# Firewall unter Mandrake ohne PPP zum laufen bekommen



## JoFl (9. Juli 2002)

Ich habe eine Standleitung und brauche mich sozusagen nicht per adsl-start einzuwählen.
Nun soll der PC dennoch eine Firewall haben.

Kann mir da jemand nen Tipp geben, wo ich diese dann autom. und manuell starten kann?

Danke im vorraus!!!


----------



## Marcus Roffmann (9. Juli 2002)

Automatisch kannst Du dies mit einem Skript machen, manuell indem Du einfach die IPTables (ab Kernel 2.4) benützt.

Hilfe hierfür bieten Dir wie immer die man-Pages (man iptables) oder folgende Links:
http://www.iptables.org/documentation/index.html#HOWTO

P.S.: Ich habe mich zwar damit beschäftigt, aber aufgrund meiner vielen Arbeit konnte ich da noch nicht richtig einsteigen um besser zu informieren.


----------



## JoFl (21. Juli 2002)

Hi,

danke erstmal für die Antwort 

Ich habe das auch als Script geschrieben.
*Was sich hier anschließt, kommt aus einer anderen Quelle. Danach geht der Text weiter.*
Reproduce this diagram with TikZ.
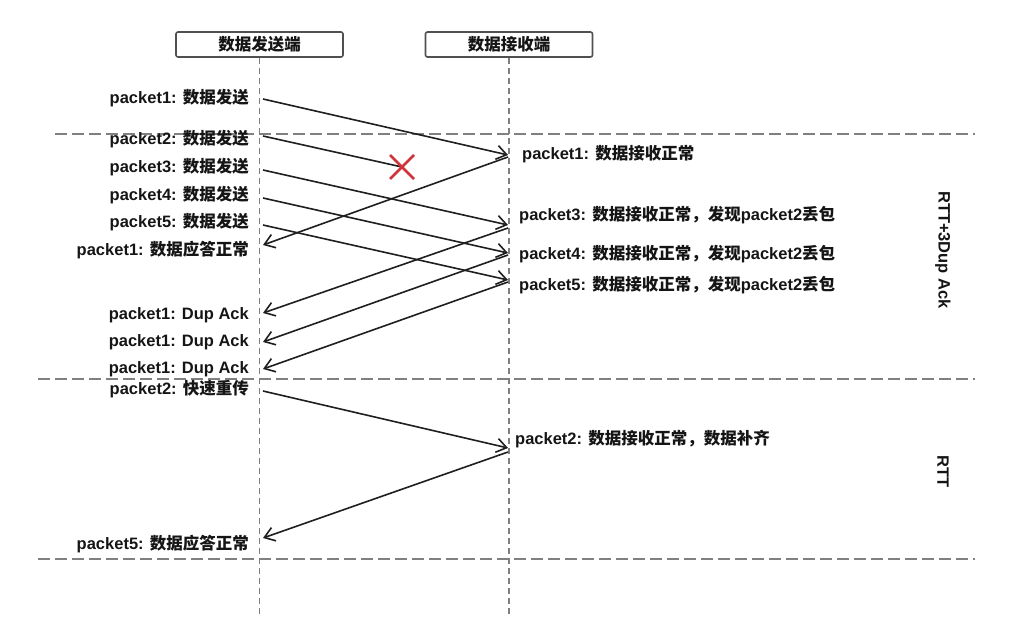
\documentclass[tikz,border=0pt]{standalone}
\usepackage{fontspec}
\setmainfont{Liberation Sans}
\newfontfamily\cjk{Noto Sans CJK SC}
\usetikzlibrary{arrows.meta,calc}
\newcommand\zh[1]{{\cjk #1}}
\definecolor{lifegray}{HTML}{808080}
\definecolor{boxgray}{HTML}{505050}
\definecolor{txt}{HTML}{151515}
\definecolor{xred}{HTML}{D0343A}
\begin{document}
\begin{tikzpicture}[x=1pt,y=-1pt,
 every node/.style={font=\fontsize{16.5}{18}\selectfont\bfseries, text=txt, inner sep=0pt},
 hdr/.style={draw=boxgray, line width=1.6pt, rounded corners=2pt, minimum width=167pt, minimum height=25pt},
 lifeline/.style={draw=lifegray, line width=1.9pt, dash pattern=on 6pt off 4pt},
 phase/.style={draw=lifegray, line width=2pt, dash pattern=on 12pt off 5pt},
 msg/.style={draw=black!88, line width=1.6pt, -{Straight Barb[length=10pt,width=14pt,line width=1.6pt]}},
 lost/.style={draw=black!88, line width=1.6pt},
 lbl/.style={anchor=east},
 rlbl/.style={anchor=west},
 side/.style={rotate=-90}]
\useasboundingbox (0,0) rectangle (1022,621);

% headers and lifelines
\node[hdr] (snd) at (259.5,44.5) {\zh{数据发送端}};
\node[hdr] (rcv) at (509,44.5) {\zh{数据接收端}};
\coordinate (sndend) at (259.5,615);
\coordinate (rcvend) at (509,615);
\draw[lifeline] (snd.south) -- (sndend);
\draw[lifeline] (rcv.south) -- (rcvend);

% phase separators
\coordinate (p1a) at (55,134);  \coordinate (p1b) at (975,134);
\coordinate (p2a) at (38,379);  \coordinate (p2b) at (975,379);
\coordinate (p3a) at (38,559);  \coordinate (p3b) at (975,559);
\draw[phase] (p1a) -- (p1b);
\draw[phase] (p2a) -- (p2b);
\draw[phase] (p3a) -- (p3b);

% message end points
\coordinate (s1) at (263,99);   \coordinate (r1) at (508,155);
\coordinate (s2) at (263,136);  \coordinate (xm) at (402,167);
\coordinate (s3) at (263,170);  \coordinate (r3) at (508,225);
\coordinate (s4) at (263,198);  \coordinate (r4) at (508,253);
\coordinate (s5) at (263,225);  \coordinate (r5) at (508,280);
\coordinate (a1s) at (508,157); \coordinate (a1e) at (263,245);
\coordinate (d1s) at (508,228); \coordinate (d1e) at (263,313);
\coordinate (d2s) at (508,255); \coordinate (d2e) at (263,342);
\coordinate (d3s) at (508,282); \coordinate (d3e) at (263,369);
\coordinate (rts) at (263,391); \coordinate (rte) at (508,448);
\coordinate (a5s) at (508,452); \coordinate (a5e) at (263,538);

\draw[msg] (s1) -- (r1);
\draw[lost] (s2) -- (xm);
\draw[msg] (s3) -- (r3);
\draw[msg] (s4) -- (r4);
\draw[msg] (s5) -- (r5);
\draw[msg] (a1s) -- (a1e);
\draw[msg] (d1s) -- (d1e);
\draw[msg] (d2s) -- (d2e);
\draw[msg] (d3s) -- (d3e);
\draw[msg] (rts) -- (rte);
\draw[msg] (a5s) -- (a5e);

% lost packet cross
\draw[xred, line width=2.6pt] ($(xm)+(-12,-12)$) -- ($(xm)+(12,12)$);
\draw[xred, line width=2.6pt] ($(xm)+(-12,12)$) -- ($(xm)+(12,-12)$);

% sender labels
\node[lbl] (l1) at (249,98)  {packet1: \zh{数据发送}};
\node[lbl] (l2) at (249,139) {packet2: \zh{数据发送}};
\node[lbl] (l3) at (249,167) {packet3: \zh{数据发送}};
\node[lbl] (l4) at (249,195) {packet4: \zh{数据发送}};
\node[lbl] (l5) at (249,222) {packet5: \zh{数据发送}};
\node[lbl] (l6) at (249,250) {packet1: \zh{数据应答正常}};
\node[lbl] (l7) at (249,315) {packet1: Dup Ack};
\node[lbl] (l8) at (249,342) {packet1: Dup Ack};
\node[lbl] (l9) at (249,369) {packet1: Dup Ack};
\node[lbl] (l10) at (249,389) {packet2: \zh{快速重传}};
\node[lbl] (l11) at (249,544) {packet5: \zh{数据应答正常}};

% receiver labels
\node[rlbl] (q1) at (522,154) {packet1: \zh{数据接收正常}};
\node[rlbl] (q3) at (519,215) {packet3: \zh{数据接收正常，发现}packet2\zh{丢包}};
\node[rlbl] (q4) at (519,254) {packet4: \zh{数据接收正常，发现}packet2\zh{丢包}};
\node[rlbl] (q5) at (519,285) {packet5: \zh{数据接收正常，发现}packet2\zh{丢包}};
\node[rlbl] (q2) at (515,439) {packet2: \zh{数据接收正常，数据补齐}};

% phase names
\node[side] (ph1) at (943,250) {RTT+3Dup Ack};
\node[side] (ph2) at (943,472) {RTT};
\end{tikzpicture}
\end{document}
Das Problem war nur, dass ich da übersehen habe, dass mein Rechner über 2 Wege an die Ports kommen kann (intern und extern). Und intern war der Port offen 
Daher scheinte das nicht zu funktionieren. Nach ein paar Tests von anderen Rechnern aus hat sich aber rausgestellt, dass doch alles geht


----------